For those unaware, you act as the mayor of a city (unelected), and from uninhabited land, try to build a functioning city, without having to have completed a city planning degree. I wasn’t particularly good at the game. I lost count of the number of times I tried to build a big city, and failed miserably – no one wanted to move in, so I couldn’t build anything. And the people who did move in were complaining about not building anything, and moved away – which fictional character really needs drinking water, and electricity, anyway?

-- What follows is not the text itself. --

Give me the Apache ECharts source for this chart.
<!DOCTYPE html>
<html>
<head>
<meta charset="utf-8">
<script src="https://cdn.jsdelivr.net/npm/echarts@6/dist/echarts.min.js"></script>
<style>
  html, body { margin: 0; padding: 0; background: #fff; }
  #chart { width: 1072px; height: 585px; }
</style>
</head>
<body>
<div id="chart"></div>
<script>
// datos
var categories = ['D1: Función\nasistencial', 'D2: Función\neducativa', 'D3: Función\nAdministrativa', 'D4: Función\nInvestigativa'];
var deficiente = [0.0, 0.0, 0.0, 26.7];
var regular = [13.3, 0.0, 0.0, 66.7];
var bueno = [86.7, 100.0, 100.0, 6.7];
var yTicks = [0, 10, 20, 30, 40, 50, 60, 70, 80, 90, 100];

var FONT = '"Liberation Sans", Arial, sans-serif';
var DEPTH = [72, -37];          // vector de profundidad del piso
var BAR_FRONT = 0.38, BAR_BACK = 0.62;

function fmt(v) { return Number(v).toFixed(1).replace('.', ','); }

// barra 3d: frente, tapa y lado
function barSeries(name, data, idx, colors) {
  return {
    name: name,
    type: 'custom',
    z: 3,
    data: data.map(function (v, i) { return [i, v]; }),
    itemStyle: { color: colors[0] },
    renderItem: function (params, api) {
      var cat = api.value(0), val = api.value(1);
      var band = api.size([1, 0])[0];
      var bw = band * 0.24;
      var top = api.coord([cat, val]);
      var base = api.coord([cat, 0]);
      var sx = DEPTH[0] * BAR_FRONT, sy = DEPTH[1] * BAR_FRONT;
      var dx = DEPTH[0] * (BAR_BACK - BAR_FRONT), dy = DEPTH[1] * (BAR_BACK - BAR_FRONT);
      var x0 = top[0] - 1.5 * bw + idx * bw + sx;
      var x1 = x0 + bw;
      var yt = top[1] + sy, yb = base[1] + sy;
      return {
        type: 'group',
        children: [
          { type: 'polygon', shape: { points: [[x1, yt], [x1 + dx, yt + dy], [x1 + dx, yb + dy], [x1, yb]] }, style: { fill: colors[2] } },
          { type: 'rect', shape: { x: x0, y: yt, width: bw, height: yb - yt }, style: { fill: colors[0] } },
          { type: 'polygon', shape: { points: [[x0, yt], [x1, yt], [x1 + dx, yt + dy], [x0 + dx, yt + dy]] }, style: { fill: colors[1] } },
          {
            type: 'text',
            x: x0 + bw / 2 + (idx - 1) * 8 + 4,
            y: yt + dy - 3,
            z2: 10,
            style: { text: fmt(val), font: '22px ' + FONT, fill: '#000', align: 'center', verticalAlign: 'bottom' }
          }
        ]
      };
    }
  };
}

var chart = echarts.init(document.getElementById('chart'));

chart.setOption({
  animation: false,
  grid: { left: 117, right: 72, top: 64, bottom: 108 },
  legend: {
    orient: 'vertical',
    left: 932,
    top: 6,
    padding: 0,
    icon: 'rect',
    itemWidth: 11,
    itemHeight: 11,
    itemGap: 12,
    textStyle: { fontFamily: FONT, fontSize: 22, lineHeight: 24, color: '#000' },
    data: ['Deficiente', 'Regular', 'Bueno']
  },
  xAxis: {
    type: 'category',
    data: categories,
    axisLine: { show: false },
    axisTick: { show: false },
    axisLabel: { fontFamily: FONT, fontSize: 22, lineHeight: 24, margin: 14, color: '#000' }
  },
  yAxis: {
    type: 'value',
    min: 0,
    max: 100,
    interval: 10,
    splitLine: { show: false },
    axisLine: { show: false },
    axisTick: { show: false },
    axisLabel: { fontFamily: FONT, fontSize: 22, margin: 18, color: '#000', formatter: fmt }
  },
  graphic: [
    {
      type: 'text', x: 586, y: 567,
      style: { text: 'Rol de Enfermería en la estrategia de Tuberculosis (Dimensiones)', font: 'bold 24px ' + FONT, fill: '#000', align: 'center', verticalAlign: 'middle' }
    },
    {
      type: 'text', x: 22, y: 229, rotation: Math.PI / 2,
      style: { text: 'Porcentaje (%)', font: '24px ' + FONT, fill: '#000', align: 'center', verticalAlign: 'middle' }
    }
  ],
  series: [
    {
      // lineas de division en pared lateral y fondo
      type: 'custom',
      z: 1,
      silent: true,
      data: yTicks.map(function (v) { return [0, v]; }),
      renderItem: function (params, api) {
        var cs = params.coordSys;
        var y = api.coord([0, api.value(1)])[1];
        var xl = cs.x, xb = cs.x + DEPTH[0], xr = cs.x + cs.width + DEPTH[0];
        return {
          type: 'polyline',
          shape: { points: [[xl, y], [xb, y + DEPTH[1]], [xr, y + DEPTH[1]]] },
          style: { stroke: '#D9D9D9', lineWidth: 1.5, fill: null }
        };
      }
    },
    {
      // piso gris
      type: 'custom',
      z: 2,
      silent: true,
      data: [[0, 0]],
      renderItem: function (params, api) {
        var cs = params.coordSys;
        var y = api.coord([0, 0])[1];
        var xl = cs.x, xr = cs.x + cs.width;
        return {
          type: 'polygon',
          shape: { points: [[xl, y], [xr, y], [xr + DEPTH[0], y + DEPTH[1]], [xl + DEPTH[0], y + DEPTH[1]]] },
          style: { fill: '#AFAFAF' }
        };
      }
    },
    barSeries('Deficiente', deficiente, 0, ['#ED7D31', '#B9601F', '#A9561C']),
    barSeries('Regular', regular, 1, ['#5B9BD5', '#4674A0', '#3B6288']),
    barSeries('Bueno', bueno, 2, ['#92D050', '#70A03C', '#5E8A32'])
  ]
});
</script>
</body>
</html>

However, when I switched to trying to build a smaller city, I managed to get one which worked fairly well. You’d get the occasional citizen coming forward suggesting introducing a tax on smoking, or trying to convince you that there should be a coal fired power station. You were able to introduce ‘natural disasters’, too, so a tornado, or an alien invasion could be used to cause some damage for you to repair.
And so I’ve now downloaded the most recent version of the game that I could find on the laptop. And wouldn’t you know it, so far, it’s gone OK. However, my god do you lose track of time when you are playing it – I put my pizza in the oven for 10 minutes, played the game a bit longer and, well, let’s just say it was charred, more than it was crispy, or another form of edible.

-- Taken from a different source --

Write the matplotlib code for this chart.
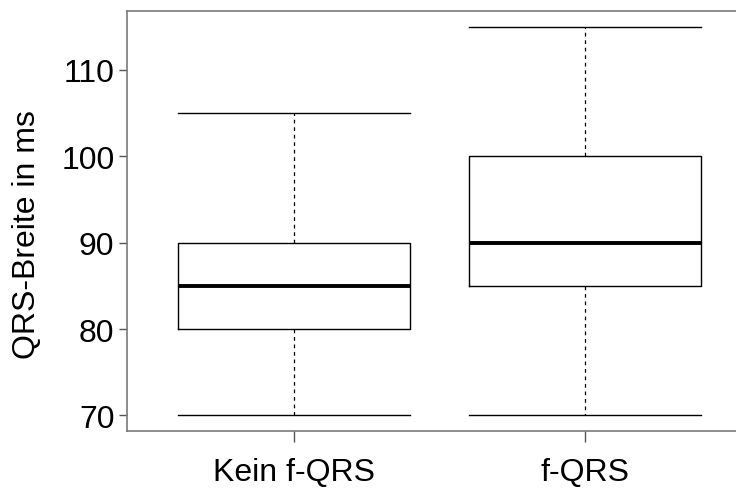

In this version, you can control multiple cities, so the aim is to actually build multiple self-sustaining cities which interact with each other in an area. I am also still in the early part of the game, which is a little bit tricky. The whole point is that you can only really spend what you are receiving in taxes – the higher the tax rate, the more income you receive. However, you then have people threatening to leave, so you lower the taxes, and can’t build as much. As someone whose PhD thesis relied very heavily upon the academic literature underpinning the provision of public goods (e.g. socialised healthcare systems, and environmental protection), this is incredibly frustrating. I’d like to sit down and explain “I’m taxing you so I can build a police station” to them. I'd like to try and present to them the conclusions from Murphy and Nagel's 'The Myth of Ownership' on tax fairness (which you can read here https://www.oxfordscholarship.com/view/10.1093/0195150163.001.0001/acprof-9780195150162), in which they propose that rates of taxation should be set by the government determining the level of public goods it wishes to provide, and then taxing to achieve that aim, accordingly. This is in contrast to more traditional ideas such as 'the benefit principle' (those who use public services the most should pay the most in taxation - this means that those who need the most access to healthcare are charged the most, which seems inherently unfair). But they are fictional Sims. And I’m clearly taking it way too seriously.

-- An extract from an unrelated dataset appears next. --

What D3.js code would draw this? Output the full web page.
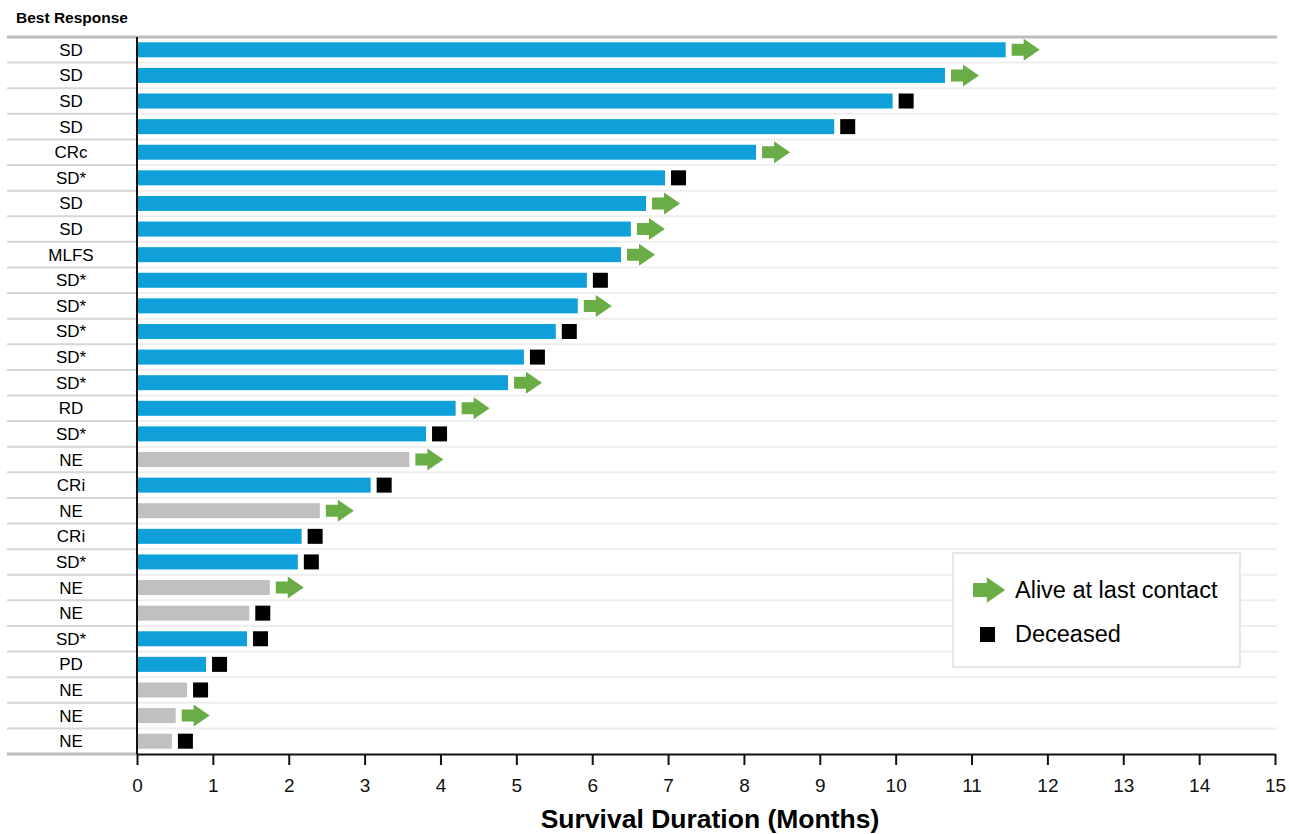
<!DOCTYPE html>
<html>
<head>
<meta charset="utf-8">
<script src="https://cdn.jsdelivr.net/npm/d3@7"></script>
<style>
  body { margin: 0; background: #fff; }
  text { font-family: "Liberation Sans", Arial, sans-serif; }
</style>
</head>
<body>
<svg id="chart" width="1289" height="834"></svg>
<script>
// best response per patient, top to bottom
const responses = ["SD", "SD", "SD", "SD", "CRc", "SD*", "SD", "SD", "MLFS", "SD*", "SD*", "SD*", "SD*", "SD*",
  "RD", "SD*", "NE", "CRi", "NE", "CRi", "SD*", "NE", "NE", "SD*", "PD", "NE", "NE", "NE"];
// survival duration in months
const months = [11.45, 10.65, 9.96, 9.19, 8.16, 6.96, 6.71, 6.51, 6.38, 5.93, 5.81, 5.52, 5.10, 4.89,
  4.20, 3.81, 3.59, 3.08, 2.41, 2.17, 2.12, 1.75, 1.48, 1.45, 0.91, 0.66, 0.51, 0.46];
// A = alive at last contact, D = deceased
const status = ["A", "A", "D", "D", "A", "D", "A", "A", "A", "D", "A", "D", "D", "A",
  "A", "D", "A", "D", "A", "D", "D", "A", "D", "D", "D", "D", "A", "D"];
const xTicks = [0, 1, 2, 3, 4, 5, 6, 7, 8, 9, 10, 11, 12, 13, 14, 15];
const legendLabels = ["Alive at last contact", "Deceased"];

const blue = "#0fa0da", grey = "#c1c0c0", green = "#6aac46";
const margin = {top: 37, left: 137};
const svg = d3.select("#chart");

const rows = responses.map((r, i) => ({i: i, resp: r, m: months[i], st: status[i]}));

const x = d3.scaleLinear().domain([0, 15]).range([margin.left, 1275]);
const y = d3.scaleBand().domain(d3.range(rows.length)).range([margin.top, 754]);

// header
svg.append("text").attr("x", 16).attr("y", 23)
  .style("font-size", "15.5px").attr("font-weight", "bold").text("Best Response");

// row separators
const seps = d3.range(1, rows.length);
svg.append("g").selectAll("line").data(seps).enter().append("line")
  .attr("x1", 7).attr("x2", margin.left)
  .attr("y1", d => y(d)).attr("y2", d => y(d))
  .attr("stroke", "#d6d6d6").attr("stroke-width", 2);
svg.append("g").selectAll("line").data(seps).enter().append("line")
  .attr("x1", margin.left).attr("x2", 1277)
  .attr("y1", d => y(d)).attr("y2", d => y(d))
  .attr("stroke", "#eeeeee").attr("stroke-width", 2);

// top and bottom rules
svg.append("line").attr("x1", 7).attr("x2", 1277).attr("y1", margin.top).attr("y2", margin.top)
  .attr("stroke", "#bcbcbc").attr("stroke-width", 3);
svg.append("line").attr("x1", 7).attr("x2", margin.left).attr("y1", 754).attr("y2", 754)
  .attr("stroke", "#bcbcbc").attr("stroke-width", 3);

// response labels
svg.append("g").selectAll("text").data(rows).enter().append("text")
  .attr("x", 71).attr("y", d => y(d.i) + y.bandwidth() / 2 + 6)
  .attr("text-anchor", "middle").style("font-size", "17px").text(d => d.resp);

// bars
const bh = 15;
svg.append("g").selectAll("rect").data(rows).enter().append("rect")
  .attr("x", x(0) + 1).attr("y", d => y(d.i) + y.bandwidth() / 2 - bh / 2)
  .attr("width", d => x(d.m) - x(0) - 1).attr("height", bh)
  .attr("fill", d => d.resp === "NE" ? grey : blue);

// arrow shape, origin at the left middle
function arrowPath(x0, cy, s) {
  s = s || 1;
  return `M${x0},${cy - 6 * s}H${x0 + 12 * s}V${cy - 11 * s}L${x0 + 28 * s},${cy}` +
    `L${x0 + 12 * s},${cy + 11 * s}V${cy + 6 * s}H${x0}Z`;
}

const marks = svg.append("g");
rows.forEach(d => {
  const cy = y(d.i) + y.bandwidth() / 2;
  const x0 = x(d.m) + 6;
  if (d.st === "A") {
    marks.append("path").attr("d", arrowPath(x0, cy)).attr("fill", green);
  } else {
    marks.append("rect").attr("x", x0).attr("y", cy - 7.5)
      .attr("width", 15).attr("height", 15).attr("fill", "#000");
  }
});

// vertical zero line
svg.append("line").attr("x1", x(0)).attr("x2", x(0)).attr("y1", margin.top).attr("y2", 754)
  .attr("stroke", "#111").attr("stroke-width", 2);

// x axis
const xAxis = d3.axisBottom(x).tickValues(xTicks).tickSize(11).tickPadding(14).tickSizeOuter(0);
const gx = svg.append("g").attr("transform", "translate(0,754)").call(xAxis);
gx.select(".domain").attr("stroke", "#111").attr("stroke-width", 2);
gx.selectAll(".tick line").attr("stroke", "#111").attr("stroke-width", 2);
gx.selectAll(".tick text").style("font-size", "19px").attr("fill", "#111")
  .style("font-family", "Liberation Sans, Arial, sans-serif");

svg.append("text").attr("x", 710).attr("y", 828).attr("text-anchor", "middle")
  .style("font-size", "26.5px").attr("font-weight", "bold").text("Survival Duration (Months)");

// legend
const lg = svg.append("g");
lg.append("rect").attr("x", 953).attr("y", 553).attr("width", 287).attr("height", 114)
  .attr("fill", "#fff").attr("stroke", "#e6e6e6").attr("stroke-width", 2);
lg.append("path").attr("d", arrowPath(973, 590, 1.15)).attr("fill", green);
lg.append("rect").attr("x", 980).attr("y", 627).attr("width", 15).attr("height", 15).attr("fill", "#000");
lg.selectAll("text").data(legendLabels).enter().append("text")
  .attr("x", 1015).attr("y", (d, i) => 598 + i * 44)
  .style("font-size", "23.5px").text(d => d);
</script>
</body>
</html>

This time, the city does have electricity (I went for solar power – bit of an issue at night time, I’m working on it), water, and a sewage system. It does have residents and shops, And a few roads. However, there was a fire which ended up lasting a few days, because I didn’t have enough funding to build a fire station. And one of the Sims had to wait a few days for me to build a hospital for them. But we’re getting there. I’m just very fortunate that there’s no crime in the city at the moment. I could, of course, try and play the game in such a way that I’m so terrible, that I see if I can get kicked out/removed from office.
I once had a discussion with my colleague, Dr Jonathan Brown, about time being a relative concept (I think the gist of it was I was watching something not enjoyable, and it seemed to drag on, whereas he was watching something enjoyable, and the time flew by). What I will say is that this is a way to kill a lot of time very easily. Just make sure that you’re not cooking anything at the same time.